# Unable to download from Patch Library



## tetrapotmelontea (Apr 22, 2011)

When i attempt to dl any of the patches, i get an error stating


*Warning*: copy(./downloads//ec_tmp/*.zip) [function.copy]: failed to open stream: Permission denied in *[path]/downloads.php* on line *594*
ERROR: File not found.


I searched and see that this has happened in the past, however the threads are over a year old so I figured it would be unwise to bump


----------



## Yarns (Apr 25, 2011)

Same here: *Warning*: copy(./downloads//ec_tmp/NevermoreXt.rar) [function.copy]: failed to open stream: Permission denied in *[path]/downloads.php* on line *594*
ERROR: File not found.

BUMP!


----------



## espman (Apr 25, 2011)

http://www.sevenstring.org/forum/re...wont-let-me-download-tones-patch-library.html


----------



## tetrapotmelontea (Apr 25, 2011)

espman said:


> http://www.sevenstring.org/forum/re...wont-let-me-download-tones-patch-library.html


 hey why isnt that guy getting beaked at for reposting?

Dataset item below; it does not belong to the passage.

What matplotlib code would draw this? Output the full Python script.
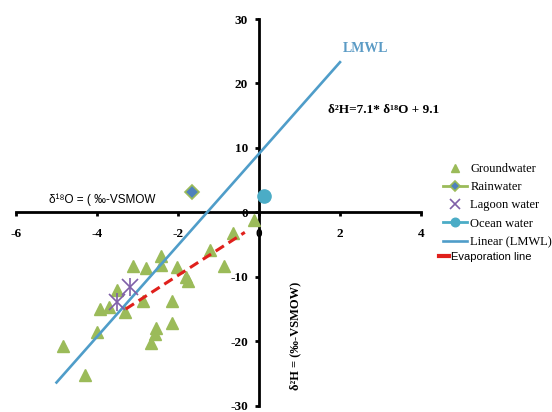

i posted my thread at 04-22-2011, 05:15 PM and his was 04-23-2011, 06:06 PM

i demand JUSTICE!


----------



## Devotion (Apr 25, 2011)

tetrapotmelontea said:


> hey why isnt that guy getting beaked at for reposting?
> 
> i posted my thread at 04-22-2011, 05:15 PM and his was 04-23-2011, 06:06 PM
> 
> i demand JUSTICE!



He posted it in another section. Simple as that.
+ a section where this topic fits better (no offense, just an explanation)


----------



## tetrapotmelontea (Apr 25, 2011)

Devotion said:


> He posted it in another section. Simple as that.
> + a section where this topic fits better (no offense, just an explanation)


I was just being silly in that previous post, however I disagree with your second point. Its not a question/issue about a recording technique or how to tweak some sort of hardware, its a problem related to the operation of this website in particular (hence site news and *support*).


----------



## The Beard (May 3, 2011)

I agree that it probably could've gone here as well, I posted that thread 
But to bring the thread back on topic, does no one else know why this is happening?


----------



## tetrapotmelontea (May 8, 2011)

stc423 said:


> I agree that it probably could've gone here as well, I posted that thread
> But to bring the thread back on topic, does no one else know why this is happening?


 No worries regardless of where it was posted it didnt seem to make much of a difference. I did talk to a mod and it appears its only something that the admin can deal with, naturally, so I tried messaging him but my guess is he is a very busy man. Hrmm

I found some cool devin townsendesque patches on the line 6 custom tone site so those have been tickling my fancy for the time being


----------